I list the team because it illustrates that the group that put Worthy together wants to do things right. In the competitive world of publishing today, with more sharks in the water due to the economy, true commitment is what separates the pretenders from the contenders.
For example, Slopianka has experience at Ingram; that gives her a perspective on the distribution side of things. Ledbetter actually has a position with “planning” in the title. Do you know how many publishers out there do very little planning?
Then there is the company’s commitment to develop authors. Worthy has announced a writing competition, in conjunction with Jerry Jenkins’ Christian Writers Guild.
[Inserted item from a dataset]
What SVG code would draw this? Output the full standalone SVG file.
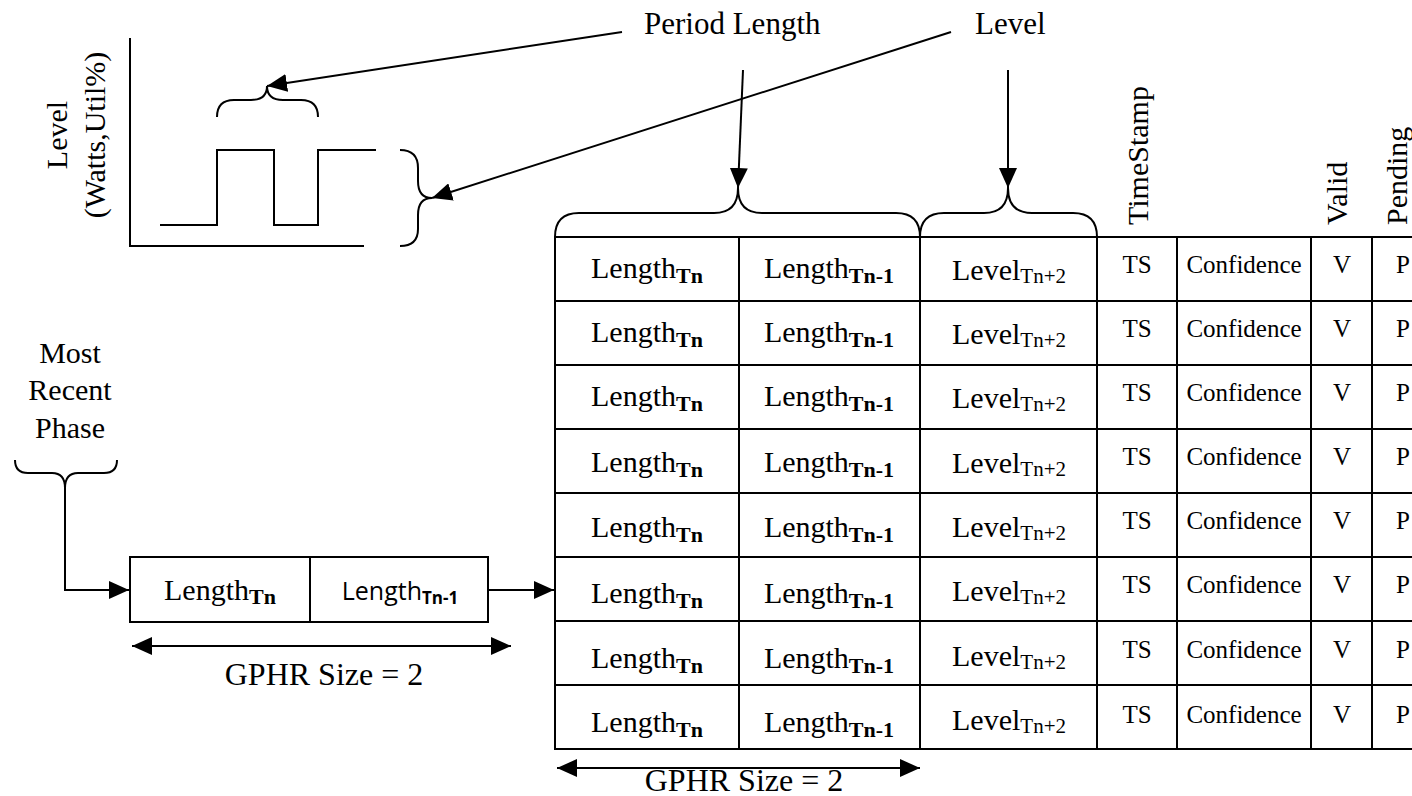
<svg xmlns="http://www.w3.org/2000/svg" width="1412" height="796" viewBox="0 0 1412 796">
<style>
text{font-family:"Liberation Serif","Times New Roman",serif;fill:#000}
.ln{fill:none;stroke:#000;stroke-width:2}
.big{font-size:30px}
.lbl{font-size:31px}
.gp{font-size:32px}
.cell{font-size:30px;text-anchor:middle}
.sb{font-size:22px;font-weight:bold}
.sr{font-size:21px}
.sm{font-size:25px;text-anchor:middle}
.sans{font-family:"Open Sans","Noto Sans",sans-serif;font-size:25px}
.sanssb{font-family:"Open Sans","Noto Sans",sans-serif;font-size:17px;font-weight:bold}
</style>
<defs>
<marker id="ah" viewBox="0 0 20 18" refX="20" refY="9" markerWidth="20" markerHeight="18" markerUnits="userSpaceOnUse" orient="auto-start-reverse">
<path d="M0,0 L20,9 L0,18 z" fill="#000"/>
</marker>
</defs>

<g id="graph">
<path class="ln" d="M130,38 L130,246 L364,246"/>
<path class="ln" d="M160,225 L217,225 L217,150 L274,150 L274,225 L318,225 L318,150 L376,150"/>
<path class="ln" d="M217,117 Q217,100 234,100 L251,100 Q267,100 267,86 Q267,100 283,100 L301,100 Q318,100 318,117"/>
<path class="ln" d="M400,150 Q418,150 418,168 L418,181 Q418,198 432,198 Q418,198 418,215 L418,229 Q418,246 400,246"/>
<text class="big" text-anchor="middle" transform="translate(67,135) rotate(-90)">Level</text>
<text class="big" text-anchor="middle" transform="translate(105,135) rotate(-90)">(Watts,Util%)</text>
</g>

<g id="label-period">
<text class="lbl" x="644" y="34">Period Length</text>
</g>
<g id="label-level">
<text class="lbl" x="975" y="34">Level</text>
</g>

<g id="headers">
<text class="big" transform="translate(1148,225) rotate(-90)">TimeStamp</text>
<text class="big" transform="translate(1347,225) rotate(-90)">Valid</text>
<text class="big" transform="translate(1407,225) rotate(-90)">Pending</text>
</g>

<g id="most-recent">
<text class="big" text-anchor="middle" x="70" y="363">Most</text>
<text class="big" text-anchor="middle" x="70" y="400">Recent</text>
<text class="big" text-anchor="middle" x="70" y="438">Phase</text>
<path class="ln" d="M15,460 Q15,473 28,473 L52,473 Q65,473 65,488 Q65,473 78,473 L104,473 Q117,473 117,460"/>
</g>

<g id="gphr-box">
<rect class="ln" x="130" y="557" width="358" height="65"/>
<line class="ln" x1="310" y1="557" x2="310" y2="622"/>
<text class="big" x="220" y="600" text-anchor="middle">Length<tspan class="sb" dy="4">Tn</tspan></text>
<text x="400" y="600" text-anchor="middle"><tspan class="sans">Length</tspan><tspan class="sanssb" dy="4">Tn-1</tspan></text>
<text class="gp" x="324" y="685" text-anchor="middle">GPHR Size = 2</text>
</g>

<g id="table">
<rect class="ln" x="555" y="237" width="900" height="512"/>
<path class="ln" d="M739,237 V749 M920,237 V749 M1097,237 V749 M1177,237 V749 M1311,237 V749 M1372,237 V749"/>
<path class="ln" d="M555,301 H1440 M555,365 H1440 M555,429 H1440 M555,493 H1440 M555,557 H1440 M555,621 H1440 M555,685 H1440"/>
<path class="ln" d="M555,237 Q555,213 579,213 L714,213 Q738,213 738,188 Q738,213 762,213 L896,213 Q920,213 920,237"/>
<path class="ln" d="M920,237 Q920,213 944,213 L984,213 Q1008,213 1008,188 Q1008,213 1032,213 L1073,213 Q1097,213 1097,237"/>
<text class="gp" x="744" y="791" text-anchor="middle">GPHR Size = 2</text>
</g>

<g id="rows">
<g id="row1">
<text class="cell" x="647" y="278">Length<tspan class="sb" dy="5">Tn</tspan></text>
<text class="cell" x="829" y="278">Length<tspan class="sb" dy="5">Tn-1</tspan></text>
<text class="cell" x="1009" y="280">Level<tspan class="sr" dy="3">Tn+2</tspan></text>
<text class="sm" x="1137" y="273">TS</text>
<text class="sm" x="1244" y="273">Confidence</text>
<text class="sm" x="1342" y="273">V</text>
<text class="sm" x="1403" y="273">P</text>
</g>
<g id="row2">
<text class="cell" x="647" y="342">Length<tspan class="sb" dy="5">Tn</tspan></text>
<text class="cell" x="829" y="342">Length<tspan class="sb" dy="5">Tn-1</tspan></text>
<text class="cell" x="1009" y="344">Level<tspan class="sr" dy="3">Tn+2</tspan></text>
<text class="sm" x="1137" y="337">TS</text>
<text class="sm" x="1244" y="337">Confidence</text>
<text class="sm" x="1342" y="337">V</text>
<text class="sm" x="1403" y="337">P</text>
</g>
<g id="row3">
<text class="cell" x="647" y="406">Length<tspan class="sb" dy="5">Tn</tspan></text>
<text class="cell" x="829" y="406">Length<tspan class="sb" dy="5">Tn-1</tspan></text>
<text class="cell" x="1009" y="408">Level<tspan class="sr" dy="3">Tn+2</tspan></text>
<text class="sm" x="1137" y="401">TS</text>
<text class="sm" x="1244" y="401">Confidence</text>
<text class="sm" x="1342" y="401">V</text>
<text class="sm" x="1403" y="401">P</text>
</g>
<g id="row4">
<text class="cell" x="647" y="472">Length<tspan class="sb" dy="5">Tn</tspan></text>
<text class="cell" x="829" y="472">Length<tspan class="sb" dy="5">Tn-1</tspan></text>
<text class="cell" x="1009" y="473">Level<tspan class="sr" dy="3">Tn+2</tspan></text>
<text class="sm" x="1137" y="465">TS</text>
<text class="sm" x="1244" y="465">Confidence</text>
<text class="sm" x="1342" y="465">V</text>
<text class="sm" x="1403" y="465">P</text>
</g>
<g id="row5">
<text class="cell" x="647" y="537">Length<tspan class="sb" dy="5">Tn</tspan></text>
<text class="cell" x="829" y="537">Length<tspan class="sb" dy="5">Tn-1</tspan></text>
<text class="cell" x="1009" y="537">Level<tspan class="sr" dy="3">Tn+2</tspan></text>
<text class="sm" x="1137" y="529">TS</text>
<text class="sm" x="1244" y="529">Confidence</text>
<text class="sm" x="1342" y="529">V</text>
<text class="sm" x="1403" y="529">P</text>
</g>
<g id="row6">
<text class="cell" x="647" y="603">Length<tspan class="sb" dy="5">Tn</tspan></text>
<text class="cell" x="829" y="603">Length<tspan class="sb" dy="5">Tn-1</tspan></text>
<text class="cell" x="1009" y="601">Level<tspan class="sr" dy="3">Tn+2</tspan></text>
<text class="sm" x="1137" y="593">TS</text>
<text class="sm" x="1244" y="593">Confidence</text>
<text class="sm" x="1342" y="593">V</text>
<text class="sm" x="1403" y="593">P</text>
</g>
<g id="row7">
<text class="cell" x="647" y="668">Length<tspan class="sb" dy="5">Tn</tspan></text>
<text class="cell" x="829" y="668">Length<tspan class="sb" dy="5">Tn-1</tspan></text>
<text class="cell" x="1009" y="666">Level<tspan class="sr" dy="3">Tn+2</tspan></text>
<text class="sm" x="1137" y="658">TS</text>
<text class="sm" x="1244" y="658">Confidence</text>
<text class="sm" x="1342" y="658">V</text>
<text class="sm" x="1403" y="658">P</text>
</g>
<g id="row8">
<text class="cell" x="647" y="732">Length<tspan class="sb" dy="5">Tn</tspan></text>
<text class="cell" x="829" y="732">Length<tspan class="sb" dy="5">Tn-1</tspan></text>
<text class="cell" x="1009" y="730">Level<tspan class="sr" dy="3">Tn+2</tspan></text>
<text class="sm" x="1137" y="723">TS</text>
<text class="sm" x="1244" y="723">Confidence</text>
<text class="sm" x="1342" y="723">V</text>
<text class="sm" x="1403" y="723">P</text>
</g>
</g>

<g id="connectors">
<line class="ln" x1="622" y1="32" x2="267" y2="86" marker-end="url(#ah)"/>
<line class="ln" x1="951" y1="32" x2="432" y2="198" marker-end="url(#ah)"/>
<line class="ln" x1="743" y1="70" x2="738" y2="188" marker-end="url(#ah)"/>
<line class="ln" x1="1008" y1="70" x2="1008" y2="188" marker-end="url(#ah)"/>
<path class="ln" d="M65,488 L65,590 L129,590" marker-end="url(#ah)"/>
<line class="ln" x1="488" y1="590" x2="554" y2="590" marker-end="url(#ah)"/>
<line class="ln" x1="132" y1="646" x2="511" y2="646" marker-start="url(#ah)" marker-end="url(#ah)"/>
<line class="ln" x1="557" y1="768" x2="920" y2="768" marker-start="url(#ah)" marker-end="url(#ah)"/>
</g>
</svg>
Here is the announcement: “The Guild will announce the results of the contest in February of 2012 at the Writing for the Soul conference and award the winner $20,000. The novel would likely release later that year.”
Williamson gives his perspective on the contest: “We’re honored to be involved with Jerry Jenkins and the Guild,” says Worthy President and CEO Byron Williamson. “We believe some of the greatest fiction voices of our time have not yet been heard. Operation First Novel is an exciting way to seek out those compelling stories and writers.”
Back to our original issue, though. Worthy seems to feel that Michael Vick is worthy of a stage to announce his redemption.
I think that’s terrific.
Kudos to Worthy for having the courage to release this book. And may Vick find peace and freedom, truly. Enough with the “piling on.”